Welcome to the set of, well, let's say it's the eighth film from Quentin Tarantino – and quite possibly the one with the potential to be his true masterpiece. Starring Jamie Foxx, Django Unchained allows Tarantino to make the epic western that's been lurking inside him for the last 20 years, although, true to perverse form, this is better described as a southern, dealing as it does with a slave (Foxx) who is befriended by liberal German bounty hunter Dr King Schultz (Christoph Waltz) and trained in the job of tracking fugitive criminals. But although he gets his freedom, the only thing Django really wants is his wife, Broomhilda (Kerry Russell). And nothing will stand in his way.

Tarantino is friendly but pensive when we meet him, in the thick of a 15-page scene that will take a week to shoot. The script is a doorstop – last count, 178 pages – but what's surprising is that this isn't, like 2009's Inglourious Basterds, a long-gestating project that he's been working on, in dribs and drabs, for years. “When I started writing Basterds again, it took about six months or so,” he notes. “But when I started writing Django Unchained, it was coming out even quicker than that, so I actually kinda slowed myself down a little bit.” He laughs. “I was like, 'This is coming out almost a little too quickly. Let me marinate in it a little bit more.' It was about six months in all from start to finish, but what was really, really quick was just me getting back to work so soon.”

The story came to him in Japan, on the very last leg of Basterds' worldwide promotional tour, where he wrote the very first scene, in which Schultz meets Django. “I did know,” says Tarantino, “that I wanted to do a movie where a slave became a bounty hunter, and I had the title for a long time, maybe about ten years. And doing a spaghetti western with that kind of vibe – I had that too. But then I just started writing, and Django presented himself to me. At the beginning he just was who he was – the sixth slave from the seventh on a chain gang line. He doesn't stand out. He's sixth from the seventh, that's all. But he just kept revealing himself to me more and more as I wrote.”

The impetus to start work so soon after Basterds, however, was not his own. We have the director of Donnie Darko to thank for that. “During all the Oscar stuff, I was going to a lot of Oscar parties,” he says, “and one night I was at a dinner party. Richard Kelly was there. I knew him a little bit, and it turns out he's a big fan of mine. And he cornered me in the kitchen, and he said, 'Look, Basterds was really terrific, but I gotta tell you something. I don't want you to do what I think you're gonna wanna do. Which is, now that you've done this, you're gonna wanna hibernate. Which you normally do. But I don't think you should. I think you're in a place right now. And now's not the time to hibernate. Now's the time to be in that place. Get working right away. You're in a special place, don't piss it away.'” He laughs. “And I believed him! I thought he was right.”

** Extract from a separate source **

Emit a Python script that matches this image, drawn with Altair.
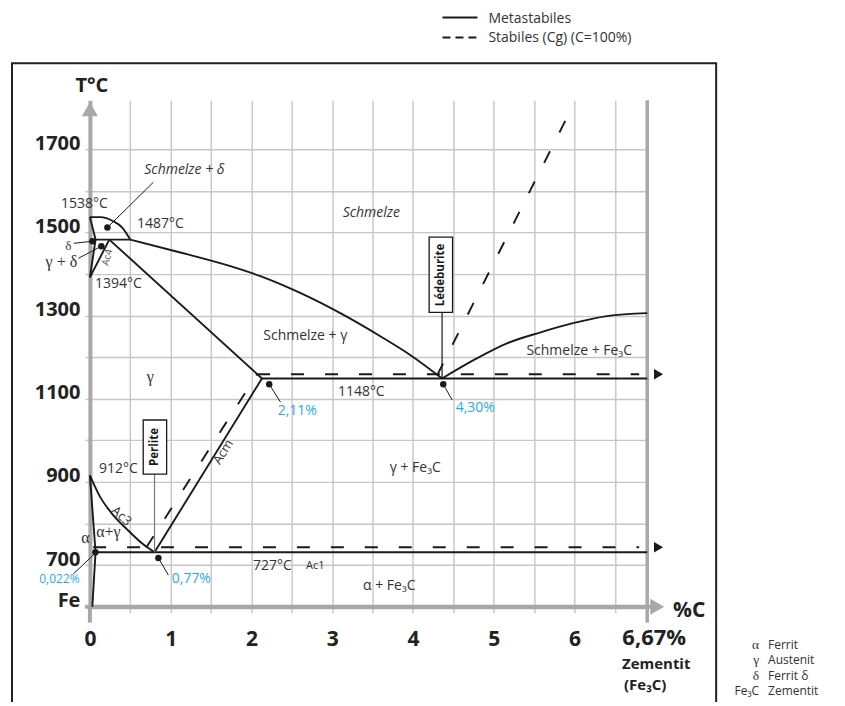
import altair as alt
import pandas as pd

# ---------------- data (carbon %, temperature °C) ----------------
# metastable (solid) lines
liq_delta_c = [0.00, 0.13, 0.29, 0.40, 0.50]
liq_delta_t = [1537, 1537, 1527, 1512, 1483]
delta_sol_c = [0.00, 0.07]
delta_sol_t = [1537, 1483]
delta_gamma_c = [0.07, 0.00]
delta_gamma_t = [1483, 1392]
ac4_c = [0.24, 0.00]
ac4_t = [1483, 1392]
peritectic_c = [0.05, 0.50]
peritectic_t = [1483, 1483]
gamma_sol_c = [0.24, 2.13]
gamma_sol_t = [1483, 1149]
liquidus_c = [0.50, 1.12, 1.74, 2.11, 2.61, 3.10, 3.60, 3.97, 4.36]
liquidus_t = [1483, 1452, 1419, 1395, 1354, 1306, 1250, 1205, 1149]
liq_fe3c_c = [4.36, 4.75, 5.17, 5.58, 5.98, 6.40, 6.90]
liq_fe3c_t = [1149, 1193, 1234, 1260, 1282, 1299, 1306]
eutectic_c = [2.13, 6.90]
eutectic_t = [1149, 1149]
acm_c = [0.80, 2.13]
acm_t = [731, 1149]
a3_c = [0.00, 0.13, 0.26, 0.46, 0.66, 0.80]
a3_t = [916, 863, 827, 786, 750, 731]
alpha_c = [0.00, 0.07]
alpha_t = [916, 731]
solvus_c = [0.07, 0.03]
solvus_t = [731, 600]
eutectoid_c = [0.07, 6.90]
eutectoid_t = [731, 731]

# stable (dashed) lines
st_eutectic_c = [2.07, 6.80]
st_eutectic_t = [1159, 1159]
st_eutectoid_c = [0.04, 6.80]
st_eutectoid_t = [743, 743]
st_acm_c = [0.70, 2.07]
st_acm_t = [743, 1159]
st_liq_c = [4.30, 5.92]
st_liq_t = [1157, 1782]

# marked points
dot_c = [0.217, 0.031, 0.142, 0.068, 0.848, 2.22, 4.375]
dot_t = [1512, 1479, 1467, 731, 717, 1135, 1135]

# ---------------- styling ----------------
FONT = "Open Sans"
SERIF = "Liberation Serif"
GRID = "#c6c6c6"
AXIS = "#a8a8a8"
INK = "#1a1a1a"
TXT = "#333333"
BLUE = "#29abe2"

xscale = alt.Scale(domain=[0, 6.9], nice=False, zero=False)
yscale = alt.Scale(domain=[600, 1818], nice=False, zero=False)


def seg_df(segs):
    rows = []
    for name, cs, ts in segs:
        for i, (c, t) in enumerate(zip(cs, ts)):
            rows.append({"seg": name, "i": i, "x": c, "T": t})
    return pd.DataFrame(rows)


solid = seg_df([
    ("liq_delta", liq_delta_c, liq_delta_t),
    ("delta_sol", delta_sol_c, delta_sol_t),
    ("delta_gamma", delta_gamma_c, delta_gamma_t),
    ("ac4", ac4_c, ac4_t),
    ("peritectic", peritectic_c, peritectic_t),
    ("gamma_sol", gamma_sol_c, gamma_sol_t),
    ("liquidus", liquidus_c, liquidus_t),
    ("liq_fe3c", liq_fe3c_c, liq_fe3c_t),
    ("eutectic", eutectic_c, eutectic_t),
    ("acm", acm_c, acm_t),
    ("a3", a3_c, a3_t),
    ("alpha", alpha_c, alpha_t),
    ("solvus", solvus_c, solvus_t),
    ("eutectoid", eutectoid_c, eutectoid_t),
])
dashed = seg_df([
    ("st_eutectic", st_eutectic_c, st_eutectic_t),
    ("st_eutectoid", st_eutectoid_c, st_eutectoid_t),
    ("st_acm", st_acm_c, st_acm_t),
    ("st_liq", st_liq_c, st_liq_t),
])

x_axis = alt.Axis(
    values=[i * 0.5 for i in range(14)],
    labelExpr="datum.value % 1 == 0 ? format(datum.value, 'd') : ''",
    title=None, grid=True, gridColor=GRID, gridWidth=1.4,
    domainColor=AXIS, domainWidth=4, tickColor=GRID, tickWidth=1.4, tickSize=6,
    labelFont=FONT, labelFontWeight="bold", labelFontSize=21, labelColor="#222",
    labelPadding=16, labelFlush=False, labelOverlap=False,
)
y_axis = alt.Axis(
    values=list(range(600, 1800, 100)),
    labelExpr="datum.value == 600 ? 'Fe' : (datum.value % 200 == 100 ? format(datum.value, 'd') : '')",
    title=None, grid=True, gridColor=GRID, gridWidth=1.4,
    domainColor=AXIS, domainWidth=4, tickColor=GRID, tickWidth=1.4, tickSize=5,
    labelFont=FONT, labelFontWeight="bold", labelFontSize=20, labelColor="#222",
    labelPadding=5, labelBaseline="alphabetic", labelFlush=False, labelOverlap=False,
)


def X(f="x"):
    return alt.X(f"{f}:Q", scale=xscale, axis=x_axis)


def Y(f="T"):
    return alt.Y(f"{f}:Q", scale=yscale, axis=y_axis)


layers = []

# gray edge lines / axis extensions (pixel decorations relative to plot area)
layers.append(alt.Chart(pd.DataFrame({"k": [0]})).mark_rule(color=AXIS, strokeWidth=3.5).encode(
    x=alt.value(558), y=alt.value(0), y2=alt.value(523)))
layers.append(alt.Chart(pd.DataFrame({"k": [0]})).mark_rule(color=AXIS, strokeWidth=4).encode(
    x=alt.value(0), y=alt.value(505), y2=alt.value(523)))
layers.append(alt.Chart(pd.DataFrame({"k": [0]})).mark_rule(color=AXIS, strokeWidth=4).encode(
    x=alt.value(-5), x2=alt.value(564), y=alt.value(507)))
layers.append(alt.Chart(pd.DataFrame({"k": [0]})).mark_point(
    shape="triangle-up", filled=True, color=AXIS, size=260, opacity=1).encode(
    x=alt.value(0), y=alt.value(9)))
layers.append(alt.Chart(pd.DataFrame({"k": [0]})).mark_point(
    shape="triangle-right", filled=True, color=AXIS, size=260, opacity=1).encode(
    x=alt.value(568), y=alt.value(507)))

# solid metastable lines (carry the axes)
layers.append(alt.Chart(solid).mark_line(color=INK, strokeWidth=1.9, interpolate="monotone").encode(
    x=X(), y=Y(), detail="seg:N", order="i:Q"))
# dashed stable lines
layers.append(alt.Chart(dashed).mark_line(color=INK, strokeWidth=1.9, strokeDash=[13, 21]).encode(
    x=X(), y=Y(), detail="seg:N", order="i:Q"))
# arrows at end of dashed lines
layers.append(alt.Chart(pd.DataFrame({"x": [7.04, 7.04], "T": [1159, 743]})).mark_point(
    shape="triangle-right", filled=True, color=INK, size=110, opacity=1).encode(x=X(), y=Y()))

# leader lines
lead = pd.DataFrame({
    "x": [0.217, -0.20, -0.142, 0.068, 0.848, 2.22, 4.375],
    "T": [1512, 1474, 1438, 729, 717, 1135, 1135],
    "x2": [0.786, 0.031, 0.142, -0.204, 0.972, 2.36, 4.486],
    "T2": [1621, 1479, 1467, 679, 676, 1092, 1097],
})
layers.append(alt.Chart(lead).mark_rule(color=INK, strokeWidth=1).encode(
    x=X(), y=Y(), x2="x2:Q", y2="T2:Q"))
# Perlite / Ledeburite stems
layers.append(alt.Chart(pd.DataFrame({"x": [0.80], "T": [731], "T2": [919]})).mark_rule(
    color="#777", strokeWidth=1.2).encode(x=X(), y=Y(), y2="T2:Q"))
layers.append(alt.Chart(pd.DataFrame({"x": [4.36], "T": [1149], "T2": [1308]})).mark_rule(
    color=INK, strokeWidth=1.2).encode(x=X(), y=Y(), y2="T2:Q"))
# boxes
boxes = pd.DataFrame({"x": [0.66, 4.20], "x2": [0.95, 4.49], "T": [919, 1308], "T2": [1049, 1489]})
layers.append(alt.Chart(boxes).mark_rect(fill="white", stroke=INK, strokeWidth=1.3).encode(
    x=X(), x2="x2:Q", y=Y(), y2="T2:Q"))
layers.append(alt.Chart(pd.DataFrame({"t": ["Perlite", "Lédeburite"], "x": [0.805, 4.345], "T": [984, 1398]})).mark_text(
    font=FONT, fontWeight="bold", fontSize=11.5, angle=270, color=INK, baseline="middle").encode(
    x=X(), y=Y(), text="t:N"))

# dots
layers.append(alt.Chart(pd.DataFrame({"x": dot_c, "T": dot_t})).mark_circle(
    color=INK, size=42, opacity=1).encode(x=X(), y=Y()))

# sans labels
sans = pd.DataFrame([
    ("1538°C", -0.068, 1568, 14, 0, TXT),
    ("1487°C", 0.873, 1520, 14, 0, TXT),
    ("1394°C", 0.353, 1375, 14, 0, TXT),
    ("Schmelze + γ", 2.667, 1250, 14, 0, TXT),
    ("Schmelze + Fe₃C", 6.058, 1214, 14, 0, TXT),
    ("1148°C", 3.36, 1116, 14, 0, TXT),
    ("912°C", 0.353, 931, 14, 0, TXT),
    ("γ + Fe₃C", 4.028, 933, 14, 0, TXT),
    ("α + Fe₃C", 3.707, 650, 14, 0, TXT),
    ("727°C", 2.259, 698, 14, 0, TXT),
    ("Ac1", 2.79, 698, 11, 0, TXT),
    ("Acm", 1.652, 972, 13, 302, TXT),
    ("Ac3", 0.39, 818, 13, 42, TXT),
    ("Ac4", 0.217, 1440, 10, 285, "#555"),
    ("2,11%", 2.568, 1070, 14, 0, BLUE),
    ("4,30%", 4.771, 1077, 14, 0, BLUE),
    ("0,022%", -0.377, 666, 12, 0, BLUE),
    ("0,77%", 1.256, 666, 14, 0, BLUE),
], columns=["t", "x", "T", "size", "angle", "color"])
layers.append(alt.Chart(sans).mark_text(font=FONT, baseline="middle").encode(
    x=X(), y=Y(), text="t:N",
    size=alt.Size("size:Q", scale=None), angle=alt.Angle("angle:Q", scale=None),
    color=alt.Color("color:N", scale=None)))

ital = pd.DataFrame([
    ("Schmelze + δ", 1.17, 1650),
    ("Schmelze", 3.484, 1546),
], columns=["t", "x", "T"])
layers.append(alt.Chart(ital).mark_text(font=FONT, fontStyle="italic", fontSize=14, color=TXT, baseline="middle").encode(
    x=X(), y=Y(), text="t:N"))

serif = pd.DataFrame([
    ("δ", -0.266, 1468, 13),
    ("γ + δ", -0.353, 1428, 16),
    ("γ", 0.749, 1152, 16),
    ("α+γ", 0.229, 779, 16),
    ("α", -0.056, 765, 16),
], columns=["t", "x", "T", "size"])
layers.append(alt.Chart(serif).mark_text(font=SERIF, color=TXT, baseline="middle").encode(
    x=X(), y=Y(), text="t:N", size=alt.Size("size:Q", scale=None)))

# ---------------- outside texts (pixel positions relative to plot area) ----------------
def ptext(text, px, py, size, weight="normal", align="center", font=FONT, color="#222"):
    return alt.Chart(pd.DataFrame({"t": [text]})).mark_text(
        font=font, fontSize=size, fontWeight=weight, align=align, baseline="middle", color=color).encode(
        x=alt.value(px), y=alt.value(py), text="t:N")


layers += [
    ptext("T°C", 2, -14, 20, "bold"),
    ptext("%C", 600, 511, 21, "bold"),
    ptext("6,67%", 565, 538, 22, "bold"),
    ptext("Zementit", 567, 564, 15, "bold"),
    ptext("(Fe₃C)", 556, 585, 15, "bold"),
    ptext("Metastabiles", 399, -81, 14, align="left", color=TXT),
    ptext("Stabiles (Cg) (C=100%)", 399, -62, 14, align="left", color=TXT),
    ptext("α", 670, 545, 13.5, align="right", font=SERIF, color=TXT),
    ptext("γ", 670, 560.5, 13.5, align="right", font=SERIF, color=TXT),
    ptext("δ", 670, 576, 13.5, align="right", font=SERIF, color=TXT),
    ptext("Fe₃C", 670, 591.5, 12, align="right", color=TXT),
    ptext("Ferrit", 679, 545, 12, align="left", color=TXT),
    ptext("Austenit", 679, 560.5, 12, align="left", color=TXT),
    ptext("Ferrit δ", 679, 576, 12, align="left", color=TXT),
    ptext("Zementit", 679, 591.5, 12, align="left", color=TXT),
]
# top legend line samples
layers.append(alt.Chart(pd.DataFrame({"k": [0]})).mark_rule(color=INK, strokeWidth=2).encode(
    x=alt.value(353), x2=alt.value(388), y=alt.value(-83)))
layers.append(alt.Chart(pd.DataFrame({"k": [0]})).mark_rule(color=INK, strokeWidth=2, strokeDash=[8, 5]).encode(
    x=alt.value(353), x2=alt.value(388), y=alt.value(-63)))
# outer frame
layers.append(alt.Chart(pd.DataFrame({"k": [0]})).mark_rect(
    fillOpacity=0, stroke="#222", strokeWidth=2).encode(
    x=alt.value(-78), x2=alt.value(627), y=alt.value(-37), y2=alt.value(640)))

chart = alt.layer(*layers).properties(
    width=558, height=507,
    padding={"left": 82, "top": 92, "right": 190, "bottom": 95},
    autosize=alt.AutoSizeParams(type="none"),
).configure_view(stroke=None)

chart.save("out.html", embed_options={"renderer": "svg", "actions": False})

Though the film was originally intended as a Will Smith vehicle – unsurprisingly, the Fresh Prince decided not to get jiggy with it – the role went to Oscar winner and Ray star Jamie Foxx. Despite the harsh subject matter, the Texas-born actor jumped. “There's a difference when you do a movie that parallels your life,” he muses during a long pause between takes. “Doing Ray paralleled me – I went to college for a classical piano scholarship, so that movie was like a parallel of my life. For this, well, I own my own horse, and I grew up spinning guns, watching Bonanza and [C&W TV show] Hee Haw and westerns – because in Texas everybody did the same thing, whether you were black, white or Hispanic.” He pauses. “Y'know, when this movie's done, there's gonna be some hot-button issues raised, but, given my background, I think I'll be able to get certain points across.”

For him, the film isn't simply a political platform. “The one thing that stuck out to me in the script was that Django got married,” he explains. “Back at that time, to be married was taboo. You could be killed. They forced marriages back then – or they forced copulation – so the strongest buck would mate with the strongest black woman and they could get stronger slaves. They didn't want black people to be married. So Django being married was a big thing for me. This is a love story. And that's what fuels him. He's not trying to stop slavery. He's not trying to do anything but find the love of his life – which is like trying to find a needle in a world of haystacks.”

Not just haystacks – this is a world of foul, cruel, demeaning racism that greets Django at every turn. And that may once more get a rise from QT's former nemesis Spike Lee, who so objected to his use of the n-word in Pulp Fiction. Has Tarantino bitten off more than he can chew? As ever, he's in bullish mood; after all, in his corner he has a good deal of heavyweight African-America support, both from his old friend Samuel L Jackson and his Harvard-educated producer Reginald Hudlin.

“That's what I wanted to deal with, and that's the reason to do it,” he grins. “It's not to avoid it, it's absolutely to deal with that. Show how America was back then and how fucked up we were.”
He sounds determined now. “If I'm gonna do it,” he says, “I'm gonna do it.”